Question #65f9c

1 Answer
Oct 19, 2016

Aqueous solvated hydrogen ions (acid) and hydroxide ions (base) both have especially high conductance in water. So when you have the neutral solution with not much of either, conductivity drops.

Explanation:

Suppose you are on one side of a crowd and you have a baseball that you want to deliver to the other side. You can't throw the hard ball because that is too dangerous, so you have two choices. You can muscle through the crowd, carrying the ball along, or you can pass the ball to the next person, then the next, etc while you stay put. Most likely the second approach is faster.

Now suppose you have a hydrochloric acid solution. The chloride ions can move only slowly by muscling through the crowd. But the hydrogen ions don't have to do that. The water molecules have multiple dissociable protons, so instead of moving a whole solvated proton structure through the mass of liquid it's possible to just pass an individual proton from one molecule to the next. The bulk of the water structure stays in place like you do when you pass the baseball. The hydrogen ions in the acid pass the "baseball" of positive charge instead of having to muscle through the liquid crowd.

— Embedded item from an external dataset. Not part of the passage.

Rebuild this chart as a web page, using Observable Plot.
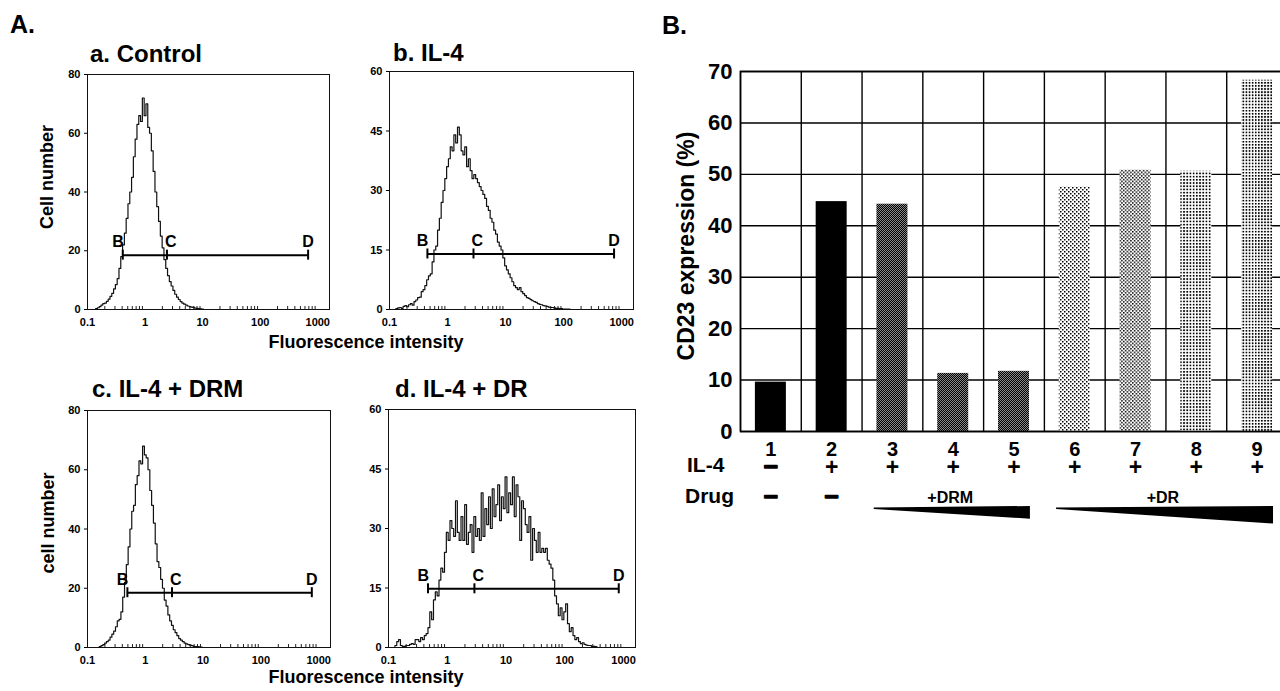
<!DOCTYPE html>
<html><head><meta charset="utf-8">
<script src="https://cdn.jsdelivr.net/npm/d3@7"></script>
<script src="https://cdn.jsdelivr.net/npm/@observablehq/plot@0.6"></script>
<style>
html,body{margin:0;padding:0;background:#fff;overflow:hidden;}
#page{position:relative;width:1280px;height:691px;overflow:hidden;background:#fff;}
.panel{position:absolute;}
.panel svg{max-width:none !important;}
</style></head><body>
<svg width="0" height="0" style="position:absolute"><defs>
<pattern id="pCross" patternUnits="userSpaceOnUse" width="2" height="2">
 <rect width="2" height="2" fill="#8a8a8a"/>
 <rect x="0" y="0" width="1" height="1" fill="#000"/>
 <rect x="1" y="1" width="1" height="1" fill="#000"/>
</pattern>
<pattern id="pHex1" patternUnits="userSpaceOnUse" width="4" height="4">
 <rect width="4" height="4" fill="#fff"/>
 <rect x="0" y="0" width="1.5" height="1.5" fill="#000"/>
 <rect x="2" y="2" width="1.5" height="1.5" fill="#000"/>
</pattern>
<pattern id="pHex2" patternUnits="userSpaceOnUse" width="3.6" height="3.6">
 <rect width="3.6" height="3.6" fill="#fff"/>
 <rect x="0" y="0" width="1.5" height="1.5" fill="#000"/>
 <rect x="1.8" y="1.8" width="1.5" height="1.5" fill="#000"/>
</pattern>
<pattern id="pGrid1" patternUnits="userSpaceOnUse" width="3.2" height="3.2">
 <rect width="3.2" height="3.2" fill="#fff"/>
 <rect x="0" y="0" width="1.7" height="1.7" fill="#000"/>
</pattern>
<pattern id="pGrid2" patternUnits="userSpaceOnUse" width="3.1" height="3.1">
 <rect width="3.1" height="3.1" fill="#fff"/>
 <rect x="0" y="0" width="1.7" height="1.7" fill="#000"/>
</pattern>
</defs></svg>
<div id="page"></div>
<script>
// ---------------- DATA ----------------
// Panel A: flow-cytometry histograms, counts per log channel (32 channels per decade, channel 0 = 0.1)
const binsPerDecade = 32;
const decadeTicks = [0.1, 1, 10, 100, 1000];
const countsA = [0,0,0,0,0,0.3,0.6,1,1.5,2,2.2,2.8,3.5,4.5,5.5,7,8.5,10.5,14,18,22,26,31,36,40,45,52,58,63,66,64,72,66,70,62,60,54,47,40,35,30,25,21,17,14,11.5,9.5,8,6.5,5.2,4.2,3.4,2.7,2.2,1.8,1.5,1.2,1,0.8,0.7,0.5,0.4,0.3,0.2,0.1,0];
const countsB = [0,0,0,0,0.2,0.4,0.5,0.3,0.8,1,0.7,1.2,1.5,1.1,2,2.4,3,3.1,4.5,5,6,7.5,8.5,9,12,15,16,20,23,27,30,33,36,38,41,40,44,42,46,44,40,39,41,36,38,35,33,34,33,32,31,30,29,28,26,25,23,22,20,19,17,16,15,13,11,10,9,8,7,6,5.5,5,5.5,4.5,4,3.5,3,2.8,2.5,2.2,2,1.8,1.5,1.3,1.2,1,0.9,0.8,0.6,0.5,0.5,0.4,0.3,0.3,0.2,0.2,0.1,0.1,0.1,0.1,0];
const countsC = [0,0,0,0,0,0,0,0.3,0.6,1,1.5,2,2.5,3.5,4.5,5.5,7,9,9.5,12,17,22,28,34,40,46,48,55,58,63,62,68,65,64,60,53,48,42,35,29,27,23,20,16,14,11,9,7.5,6,5,4,3,2.5,2,1.5,1.2,1,0.8,0.6,0.4,0.3,0.3,0.2,0.1,0];
const countsD = [0,0,0,0,0.5,1.5,2,0.5,0.3,0.3,0.5,0.5,0.8,1,0.8,2,2,1.5,2.5,2,3,3.5,5,9,7,12,14,13,17,20,19,24,29,27,32,30,28,37,29,27,33,27,36,26,29,31,24,33,28,30,27,39,28,35,31,38,30,40,33,36,41,32,38,35,43,34,39,36,43,33,41,38,27,37,35,31,29,33,22,30,27,24,29,24,25,24,25,22,21,20,17,13,11,8,10,7,9,11,6,4,5,3,2,2.5,1.5,1,1.2,0.8,0.6,0.5,0.5,0.3,0.3,0.2,0];
const panelTitles = ["a. Control", "b. IL-4", "c. IL-4 + DRM", "d. IL-4 + DR"];
const yMaxA = [80, 60, 80, 60];
const yTicksA = [[0,20,40,60,80],[0,15,30,45,60],[0,20,40,60,80],[0,15,30,45,60]];
const gateB = [0.41, 0.45, 0.49, 0.47];
const gateC = [2.4, 2.8, 2.9, 2.9];
const gateD = [680, 740, 760, 830];
const gateY = [18.5, 14, 18.5, 14.8];

// Panel B: CD23 expression (%)
const lanes = [1,2,3,4,5,6,7,8,9];
const cd23 = [9.6, 44.7, 44.2, 11.3, 11.7, 47.5, 50.8, 50.6, 68.3];
const il4 = ["−","+","+","+","+","+","+","+","+"];
const drug = ["−","−","","","","","","",""];
const drugGroups = [{label: "+DRM", from: 3, to: 5}, {label: "+DR", from: 6, to: 9}];
const yTicksB = [0,10,20,30,40,50,60,70];

// ---------------- RENDER ----------------
const FONT = '"Liberation Sans", Arial, Helvetica, sans-serif';
const page = document.getElementById("page");
const allCounts = [countsA, countsB, countsC, countsD];
const layout = [
  {left: 0,   top: 54,  fw: 242, fh: 235},
  {left: 302, top: 51,  fw: 244, fh: 238},
  {left: 0,   top: 390, fw: 243, fh: 237},
  {left: 301, top: 389, fw: 247, fh: 238}
];
const ML = 87, MR = 14, MT = 20, MB = 26;
const minorTicks = [];
for (const d of [0.1, 1, 10, 100]) for (let m = 2; m < 10; m++) minorTicks.push(+(d * m).toPrecision(3));

function place(node, left, top) {
  const div = document.createElement("div");
  div.className = "panel";
  div.style.left = left + "px";
  div.style.top = top + "px";
  div.appendChild(node);
  page.appendChild(div);
}

function histogram(k) {
  const pts = allCounts[k].map((c, i) => ({x: 0.1 * Math.pow(10, i / binsPerDecade), y: c}));
  const L = layout[k];
  const gy = gateY[k];
  const gate = [{name: "B", x: gateB[k]}, {name: "C", x: gateC[k]}, {name: "D", x: gateD[k]}];
  return Plot.plot({
    width: ML + L.fw + MR, height: MT + L.fh + MB,
    marginLeft: ML, marginRight: MR, marginTop: MT, marginBottom: MB,
    x: {type: "log", domain: [0.1, 1600], axis: null},
    y: {domain: [0, yMaxA[k]], axis: null},
    style: {fontFamily: FONT, fontWeight: "bold", fontSize: "10.5px", background: "transparent", overflow: "visible", color: "#000"},
    marks: [
      Plot.ruleX(minorTicks, {x: d => d, y1: () => 0, y2: () => 0, insetTop: -3, stroke: "#222", strokeWidth: 1}),
      Plot.axisX(decadeTicks, {tickSize: 0, tickPadding: 9, tickFormat: d => String(d), label: null, fontSize: 11}),
      Plot.axisY(yTicksA[k], {tickSize: 3, tickPadding: 4, label: null, fontSize: 11}),
      Plot.line(pts, {x: "x", y: "y", curve: "step", stroke: "#111", strokeWidth: 1.2}),
      Plot.frame({stroke: "#111", strokeWidth: 1}),
      Plot.ruleY([{x1: gateB[k], x2: gateD[k], y: gy}], {x1: "x1", x2: "x2", y: "y", strokeWidth: 2, stroke: "#000"}),
      Plot.ruleX(gate, {x: "x", y1: () => gy, y2: () => gy, insetTop: -5, insetBottom: -5, strokeWidth: 2, stroke: "#000"}),
      Plot.text(gate.filter(d => d.name === "B"), {x: "x", y: () => gy, text: "name", textAnchor: "end", dx: 1, dy: -8, lineAnchor: "bottom", fontSize: 16}),
      Plot.text(gate.filter(d => d.name === "C"), {x: "x", y: () => gy, text: "name", textAnchor: "start", dx: -2, dy: -8, lineAnchor: "bottom", fontSize: 16}),
      Plot.text(gate.filter(d => d.name === "D"), {x: "x", y: () => gy, text: "name", textAnchor: "middle", dy: -8, lineAnchor: "bottom", fontSize: 16})
    ]
  });
}
for (let k = 0; k < 4; k++) place(histogram(k), layout[k].left, layout[k].top);

// Panel B bar chart
const laneFill = {1: "#000", 2: "#000", 3: "url(#pCross)", 4: "url(#pCross)", 5: "url(#pCross)", 6: "url(#pHex1)", 7: "url(#pHex2)", 8: "url(#pGrid1)", 9: "url(#pGrid2)"};
const bars = lanes.map((l, i) => ({lane: l, value: cd23[i], il4: il4[i], drug: drug[i]}));
const cellEdges = lanes.map(l => l - 0.5).concat([lanes[lanes.length - 1] + 0.5]);
const barHalf = 0.255;
const wedgeMark = (index, scales, values, dims) => {
  const g = d3.create("svg:g");
  const base = dims.height - dims.marginBottom;
  for (const grp of drugGroups) {
    const x0 = scales.x(grp.from - 0.3), x1 = scales.x(grp.to + 0.27);
    const t = (x1 - x0) * 0.081;
    g.append("path")
      .attr("d", `M${x0},${base + 76.5}L${x1},${base + 75}L${x1},${base + 75 + t}L${x0},${base + 78}Z`)
      .attr("fill", "#000");
  }
  return g.node();
};
const plotB = Plot.plot({
  width: 597, height: 480,
  marginLeft: 40, marginRight: 10, marginTop: 20, marginBottom: 100,
  x: {domain: [0.5, 9.5], axis: null},
  y: {domain: [0, 70], axis: null},
  color: {type: "identity"},
  style: {fontFamily: FONT, fontWeight: "bold", fontSize: "21px", background: "transparent", overflow: "visible", color: "#000"},
  marks: [
    Plot.ruleY(yTicksB, {stroke: "#000", strokeWidth: 1.4}),
    Plot.ruleX(cellEdges, {stroke: "#000", strokeWidth: 1.4}),
    Plot.rectY(bars, {x1: d => d.lane - barHalf, x2: d => d.lane + barHalf, y: "value", fill: d => laneFill[d.lane]}),
    Plot.frame({stroke: "#000", strokeWidth: 1.6}),
    Plot.axisY(yTicksB, {tickSize: 0, tickPadding: 8, label: null, fontSize: 22}),
    Plot.text(bars, {x: "lane", text: d => String(d.lane), frameAnchor: "bottom", lineAnchor: "bottom", dy: 24, fontSize: 20}),
    Plot.text(bars.filter(d => d.il4 === "+"), {x: "lane", text: "il4", frameAnchor: "bottom", lineAnchor: "bottom", dy: 43.5, fontSize: 23}),
    Plot.text(bars.filter(d => d.il4 === "−"), {x: "lane", text: "il4", frameAnchor: "bottom", lineAnchor: "bottom", dy: 43.5, fontSize: 25, fill: "#000", stroke: "#000", strokeWidth: 1.3}),
    Plot.text(bars.filter(d => d.drug === "−"), {x: "lane", text: "drug", frameAnchor: "bottom", lineAnchor: "bottom", dy: 73.5, fontSize: 25, fill: "#000", stroke: "#000", strokeWidth: 1.3}),
    Plot.text(drugGroups, {x: d => (d.from + d.to) / 2 - 0.05, text: "label", frameAnchor: "bottom", lineAnchor: "bottom", dy: 71, fontSize: 16}),
    wedgeMark
  ]
});
place(plotB, 700, 51);

// Free text labels
const ann = d3.select(page).append("svg")
  .attr("width", 1280).attr("height", 691)
  .style("position", "absolute").style("left", "0px").style("top", "0px")
  .style("pointer-events", "none")
  .attr("font-family", FONT).attr("font-weight", "bold").attr("fill", "#000");
function label(x, y, txt, size, anchor = "start", rotate = 0) {
  const t = ann.append("text").attr("font-size", size).attr("text-anchor", anchor).text(txt);
  if (rotate) t.attr("transform", `translate(${x},${y}) rotate(${rotate})`);
  else t.attr("x", x).attr("y", y);
}
label(10, 33, "A.", 25);
label(662, 34, "B.", 25);
const titlePos = [[90, 62], [393, 61], [92, 397], [395, 397]];
panelTitles.forEach((t, k) => label(titlePos[k][0], titlePos[k][1], t, 24));
label(366, 348, "Fluorescence intensity", 18, "middle");
label(366, 683, "Fluorescence intensity", 18, "middle");
label(53, 177, "Cell number", 18, "middle", -90);
label(54, 523, "cell number", 18, "middle", -90);
label(694, 246, "CD23 expression (%)", 23, "middle", -90);
label(687, 472, "IL-4", 21);
label(685, 503, "Drug", 21);
</script></body></html>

The same thing happens with an alkali like sodium hydroxide. While the sodium ions are fighting their way through the liquid, the hydroxide ions efficiently relay their charge from one molecule to another, by taking protons from neighboring water molecules.

So solvated hydrogen ions in aqueous acid and hydroxide ions in bases can conduct their charge very efficiently by exploiting their proton-transfer acid-base reactivity with water. The ions that remain when the acid and base are neutralized to form a stable salt can't do that and thus conduct electricity only slowly.